● What you will do: Retype word for word the first line of the listing and each line after it up to the line with "t_end = datetime(2026, 4, 20, 11, 49, 40)", with the pictures taken out.

● Recorded data:
-- BEGIN --

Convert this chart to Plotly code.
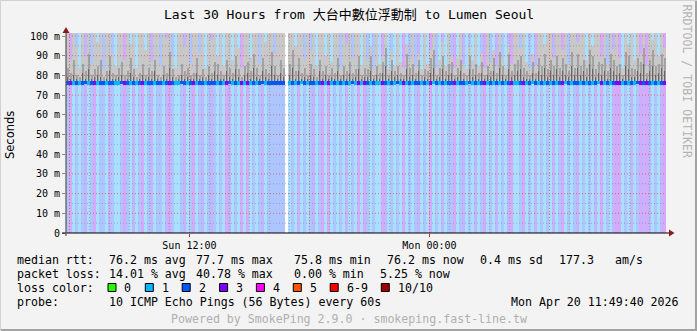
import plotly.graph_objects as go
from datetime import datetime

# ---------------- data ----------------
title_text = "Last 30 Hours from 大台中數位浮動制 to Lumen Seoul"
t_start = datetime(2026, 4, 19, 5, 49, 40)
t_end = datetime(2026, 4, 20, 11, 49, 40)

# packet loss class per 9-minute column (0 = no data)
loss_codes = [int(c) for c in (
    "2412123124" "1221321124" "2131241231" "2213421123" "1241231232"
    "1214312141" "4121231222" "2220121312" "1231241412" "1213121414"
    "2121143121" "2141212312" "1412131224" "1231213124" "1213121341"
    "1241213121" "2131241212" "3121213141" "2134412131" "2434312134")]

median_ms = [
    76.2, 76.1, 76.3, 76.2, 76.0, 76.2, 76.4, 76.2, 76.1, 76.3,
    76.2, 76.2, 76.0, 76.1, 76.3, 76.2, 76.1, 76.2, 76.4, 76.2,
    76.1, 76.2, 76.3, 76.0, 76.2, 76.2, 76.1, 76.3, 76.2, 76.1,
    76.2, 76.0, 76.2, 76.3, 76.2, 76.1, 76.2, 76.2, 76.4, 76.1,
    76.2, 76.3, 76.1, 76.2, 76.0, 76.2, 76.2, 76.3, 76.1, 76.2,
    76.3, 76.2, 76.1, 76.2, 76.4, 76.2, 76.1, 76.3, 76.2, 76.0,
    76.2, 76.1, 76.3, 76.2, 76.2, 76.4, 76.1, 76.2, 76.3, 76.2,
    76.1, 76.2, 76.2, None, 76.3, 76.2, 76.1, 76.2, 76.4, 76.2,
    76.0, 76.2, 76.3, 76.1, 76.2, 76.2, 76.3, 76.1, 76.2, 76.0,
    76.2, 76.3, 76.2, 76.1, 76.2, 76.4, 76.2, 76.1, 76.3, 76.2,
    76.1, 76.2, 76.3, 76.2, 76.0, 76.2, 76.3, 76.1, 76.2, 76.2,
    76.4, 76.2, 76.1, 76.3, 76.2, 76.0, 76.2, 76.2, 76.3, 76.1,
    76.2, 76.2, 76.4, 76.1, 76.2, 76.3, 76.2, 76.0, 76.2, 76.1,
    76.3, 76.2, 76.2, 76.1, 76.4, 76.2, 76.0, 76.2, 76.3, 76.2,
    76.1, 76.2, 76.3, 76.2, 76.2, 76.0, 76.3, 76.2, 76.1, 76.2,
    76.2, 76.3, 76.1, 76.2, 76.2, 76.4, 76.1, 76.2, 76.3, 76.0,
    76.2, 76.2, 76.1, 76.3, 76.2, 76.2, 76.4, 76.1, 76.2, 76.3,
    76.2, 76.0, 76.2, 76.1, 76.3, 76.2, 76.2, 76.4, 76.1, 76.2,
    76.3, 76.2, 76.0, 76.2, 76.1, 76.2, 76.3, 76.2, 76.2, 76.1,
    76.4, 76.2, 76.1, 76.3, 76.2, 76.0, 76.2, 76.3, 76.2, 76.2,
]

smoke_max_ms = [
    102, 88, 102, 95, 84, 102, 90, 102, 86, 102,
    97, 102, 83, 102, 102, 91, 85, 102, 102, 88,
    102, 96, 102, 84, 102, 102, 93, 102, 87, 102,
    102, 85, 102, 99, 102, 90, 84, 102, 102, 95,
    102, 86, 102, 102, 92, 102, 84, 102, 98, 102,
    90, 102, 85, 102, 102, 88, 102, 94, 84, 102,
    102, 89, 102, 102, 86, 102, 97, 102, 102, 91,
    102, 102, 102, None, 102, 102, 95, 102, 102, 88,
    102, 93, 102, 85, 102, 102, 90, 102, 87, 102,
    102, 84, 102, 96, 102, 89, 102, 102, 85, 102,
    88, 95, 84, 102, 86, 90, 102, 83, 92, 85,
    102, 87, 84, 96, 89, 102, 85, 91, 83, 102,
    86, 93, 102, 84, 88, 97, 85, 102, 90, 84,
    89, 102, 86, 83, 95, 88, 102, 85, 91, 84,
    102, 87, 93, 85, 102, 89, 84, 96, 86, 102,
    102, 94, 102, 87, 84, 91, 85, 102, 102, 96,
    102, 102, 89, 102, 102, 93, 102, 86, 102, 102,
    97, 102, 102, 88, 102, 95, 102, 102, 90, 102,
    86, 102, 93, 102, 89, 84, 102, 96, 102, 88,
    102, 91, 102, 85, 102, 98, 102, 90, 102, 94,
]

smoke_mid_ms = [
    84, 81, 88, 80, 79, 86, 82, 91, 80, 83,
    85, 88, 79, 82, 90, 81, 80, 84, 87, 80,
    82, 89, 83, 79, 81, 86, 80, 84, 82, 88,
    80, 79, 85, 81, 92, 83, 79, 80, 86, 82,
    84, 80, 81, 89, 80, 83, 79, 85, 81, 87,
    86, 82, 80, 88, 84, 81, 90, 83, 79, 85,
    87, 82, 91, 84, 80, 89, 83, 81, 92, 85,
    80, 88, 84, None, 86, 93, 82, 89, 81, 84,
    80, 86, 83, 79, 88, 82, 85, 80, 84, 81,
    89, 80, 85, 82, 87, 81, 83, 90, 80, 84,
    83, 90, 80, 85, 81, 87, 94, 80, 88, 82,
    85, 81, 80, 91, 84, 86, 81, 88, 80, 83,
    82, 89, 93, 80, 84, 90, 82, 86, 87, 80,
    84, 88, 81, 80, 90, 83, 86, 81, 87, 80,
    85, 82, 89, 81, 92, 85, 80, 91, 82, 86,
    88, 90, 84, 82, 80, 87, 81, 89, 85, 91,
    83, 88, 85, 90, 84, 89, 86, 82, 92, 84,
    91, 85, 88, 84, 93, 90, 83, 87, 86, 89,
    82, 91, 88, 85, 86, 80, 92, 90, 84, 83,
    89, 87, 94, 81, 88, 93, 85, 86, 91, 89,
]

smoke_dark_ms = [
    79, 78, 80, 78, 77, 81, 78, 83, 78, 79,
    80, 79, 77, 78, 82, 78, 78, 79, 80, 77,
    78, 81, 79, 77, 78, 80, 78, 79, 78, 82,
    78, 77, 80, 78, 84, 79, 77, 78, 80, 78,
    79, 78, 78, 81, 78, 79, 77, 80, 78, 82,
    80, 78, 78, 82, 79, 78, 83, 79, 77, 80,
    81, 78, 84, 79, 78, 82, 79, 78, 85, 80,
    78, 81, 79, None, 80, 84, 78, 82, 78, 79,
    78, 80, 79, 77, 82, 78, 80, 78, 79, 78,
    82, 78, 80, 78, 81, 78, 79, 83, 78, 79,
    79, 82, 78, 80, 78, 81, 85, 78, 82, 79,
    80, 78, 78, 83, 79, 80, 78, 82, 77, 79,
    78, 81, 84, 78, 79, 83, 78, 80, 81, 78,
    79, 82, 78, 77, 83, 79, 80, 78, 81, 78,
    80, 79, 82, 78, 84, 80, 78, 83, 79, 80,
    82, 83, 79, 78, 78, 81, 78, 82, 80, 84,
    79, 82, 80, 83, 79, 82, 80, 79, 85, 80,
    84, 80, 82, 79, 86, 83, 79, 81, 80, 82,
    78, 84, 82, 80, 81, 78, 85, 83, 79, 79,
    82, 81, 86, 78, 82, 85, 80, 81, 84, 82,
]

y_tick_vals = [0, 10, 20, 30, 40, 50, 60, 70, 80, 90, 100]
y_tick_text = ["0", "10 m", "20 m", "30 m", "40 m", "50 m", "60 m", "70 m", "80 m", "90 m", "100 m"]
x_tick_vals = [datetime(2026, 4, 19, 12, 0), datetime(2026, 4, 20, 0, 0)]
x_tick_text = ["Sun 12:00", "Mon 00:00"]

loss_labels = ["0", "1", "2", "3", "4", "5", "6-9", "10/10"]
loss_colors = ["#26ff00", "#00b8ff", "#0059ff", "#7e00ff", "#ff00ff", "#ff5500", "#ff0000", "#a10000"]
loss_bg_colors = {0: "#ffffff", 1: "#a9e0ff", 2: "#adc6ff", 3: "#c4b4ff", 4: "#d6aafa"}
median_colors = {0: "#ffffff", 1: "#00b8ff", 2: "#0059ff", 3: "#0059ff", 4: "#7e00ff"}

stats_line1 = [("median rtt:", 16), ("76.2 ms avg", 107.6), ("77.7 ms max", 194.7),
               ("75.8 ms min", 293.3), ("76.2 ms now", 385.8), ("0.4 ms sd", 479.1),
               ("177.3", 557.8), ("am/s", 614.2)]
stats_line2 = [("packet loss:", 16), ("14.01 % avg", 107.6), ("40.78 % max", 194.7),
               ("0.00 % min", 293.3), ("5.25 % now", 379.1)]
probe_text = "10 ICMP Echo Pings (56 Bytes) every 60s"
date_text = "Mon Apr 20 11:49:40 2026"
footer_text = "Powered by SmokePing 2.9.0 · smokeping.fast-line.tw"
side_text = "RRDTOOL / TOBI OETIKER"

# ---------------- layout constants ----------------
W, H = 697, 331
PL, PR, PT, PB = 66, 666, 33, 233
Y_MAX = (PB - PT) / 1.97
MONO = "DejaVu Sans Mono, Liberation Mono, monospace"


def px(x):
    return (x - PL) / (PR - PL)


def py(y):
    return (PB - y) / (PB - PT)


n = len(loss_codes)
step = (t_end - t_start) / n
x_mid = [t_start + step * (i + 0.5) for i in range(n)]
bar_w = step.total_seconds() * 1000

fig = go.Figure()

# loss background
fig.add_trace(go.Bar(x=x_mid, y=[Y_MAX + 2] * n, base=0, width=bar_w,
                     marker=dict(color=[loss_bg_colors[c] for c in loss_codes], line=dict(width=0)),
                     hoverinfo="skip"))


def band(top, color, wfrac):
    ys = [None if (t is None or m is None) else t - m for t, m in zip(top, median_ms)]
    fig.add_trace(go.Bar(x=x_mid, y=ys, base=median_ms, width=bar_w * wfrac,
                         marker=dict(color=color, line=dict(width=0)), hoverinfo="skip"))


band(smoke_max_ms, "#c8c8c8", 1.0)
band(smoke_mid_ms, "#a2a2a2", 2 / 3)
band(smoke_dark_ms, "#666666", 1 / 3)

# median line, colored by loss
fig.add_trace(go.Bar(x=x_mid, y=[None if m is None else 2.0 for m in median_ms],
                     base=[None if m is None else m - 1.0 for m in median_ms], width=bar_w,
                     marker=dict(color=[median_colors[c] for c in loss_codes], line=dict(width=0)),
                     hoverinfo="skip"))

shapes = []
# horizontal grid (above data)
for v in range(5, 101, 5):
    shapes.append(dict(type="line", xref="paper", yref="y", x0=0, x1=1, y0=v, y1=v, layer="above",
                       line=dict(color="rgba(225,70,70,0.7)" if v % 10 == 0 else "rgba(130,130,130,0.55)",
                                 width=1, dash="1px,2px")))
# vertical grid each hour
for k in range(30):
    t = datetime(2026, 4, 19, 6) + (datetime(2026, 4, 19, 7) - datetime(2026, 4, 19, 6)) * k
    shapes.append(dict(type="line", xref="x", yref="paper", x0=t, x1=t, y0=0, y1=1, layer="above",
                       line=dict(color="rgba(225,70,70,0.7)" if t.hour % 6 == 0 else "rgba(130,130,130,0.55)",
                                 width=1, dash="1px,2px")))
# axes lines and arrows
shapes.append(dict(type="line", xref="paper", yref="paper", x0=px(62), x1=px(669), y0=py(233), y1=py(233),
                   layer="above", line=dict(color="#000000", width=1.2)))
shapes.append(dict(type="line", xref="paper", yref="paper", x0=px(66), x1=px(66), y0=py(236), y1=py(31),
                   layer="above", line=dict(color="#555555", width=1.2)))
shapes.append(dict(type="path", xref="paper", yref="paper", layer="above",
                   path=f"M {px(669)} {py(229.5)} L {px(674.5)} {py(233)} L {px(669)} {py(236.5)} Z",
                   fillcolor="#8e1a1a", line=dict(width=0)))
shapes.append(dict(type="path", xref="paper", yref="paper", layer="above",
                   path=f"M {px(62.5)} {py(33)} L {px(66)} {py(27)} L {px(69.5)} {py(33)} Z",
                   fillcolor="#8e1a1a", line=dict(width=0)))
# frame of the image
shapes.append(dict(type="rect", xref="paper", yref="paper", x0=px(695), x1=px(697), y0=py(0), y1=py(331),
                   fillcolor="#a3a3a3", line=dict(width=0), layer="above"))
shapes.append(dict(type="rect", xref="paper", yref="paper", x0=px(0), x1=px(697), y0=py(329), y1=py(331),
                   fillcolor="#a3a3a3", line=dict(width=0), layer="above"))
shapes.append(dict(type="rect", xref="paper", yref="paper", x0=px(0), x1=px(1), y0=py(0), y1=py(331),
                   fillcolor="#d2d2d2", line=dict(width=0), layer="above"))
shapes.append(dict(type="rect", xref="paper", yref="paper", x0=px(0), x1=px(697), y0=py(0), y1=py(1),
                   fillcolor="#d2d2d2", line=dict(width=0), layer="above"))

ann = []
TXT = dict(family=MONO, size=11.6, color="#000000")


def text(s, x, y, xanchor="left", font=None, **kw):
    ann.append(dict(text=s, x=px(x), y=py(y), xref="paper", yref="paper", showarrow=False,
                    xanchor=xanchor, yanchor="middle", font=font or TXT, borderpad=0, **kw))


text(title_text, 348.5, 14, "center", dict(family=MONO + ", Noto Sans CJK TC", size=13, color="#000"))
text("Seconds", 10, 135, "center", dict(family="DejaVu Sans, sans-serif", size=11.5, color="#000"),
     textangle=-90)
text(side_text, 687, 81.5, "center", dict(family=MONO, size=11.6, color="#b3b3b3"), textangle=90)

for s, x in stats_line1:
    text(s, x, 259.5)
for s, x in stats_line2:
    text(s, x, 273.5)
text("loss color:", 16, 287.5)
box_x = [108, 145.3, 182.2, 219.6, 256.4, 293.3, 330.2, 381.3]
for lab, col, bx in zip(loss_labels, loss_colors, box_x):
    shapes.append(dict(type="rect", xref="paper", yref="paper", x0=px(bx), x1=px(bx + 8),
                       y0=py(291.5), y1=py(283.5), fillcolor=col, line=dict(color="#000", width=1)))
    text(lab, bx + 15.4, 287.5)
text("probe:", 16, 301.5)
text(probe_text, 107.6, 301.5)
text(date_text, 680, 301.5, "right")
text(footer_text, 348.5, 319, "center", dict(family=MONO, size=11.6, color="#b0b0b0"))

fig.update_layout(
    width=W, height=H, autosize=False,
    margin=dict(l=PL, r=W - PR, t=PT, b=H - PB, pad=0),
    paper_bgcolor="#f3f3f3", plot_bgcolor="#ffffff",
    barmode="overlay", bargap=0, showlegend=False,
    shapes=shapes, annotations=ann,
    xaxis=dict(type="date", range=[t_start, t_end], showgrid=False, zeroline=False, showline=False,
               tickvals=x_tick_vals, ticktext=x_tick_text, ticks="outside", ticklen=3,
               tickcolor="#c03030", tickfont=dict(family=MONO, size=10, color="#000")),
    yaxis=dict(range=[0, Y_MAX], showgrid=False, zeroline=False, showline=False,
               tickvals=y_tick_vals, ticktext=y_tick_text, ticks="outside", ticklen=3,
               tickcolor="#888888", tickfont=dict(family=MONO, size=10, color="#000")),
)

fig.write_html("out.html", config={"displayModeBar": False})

-- END --

● Result of the exercise:
Convert this chart to Plotly code.
import plotly.graph_objects as go
from datetime import datetime

# ---------------- data ----------------
title_text = "Last 30 Hours from 大台中數位浮動制 to Lumen Seoul"
t_start = datetime(2026, 4, 19, 5, 49, 40)
t_end = datetime(2026, 4, 20, 11, 49, 40)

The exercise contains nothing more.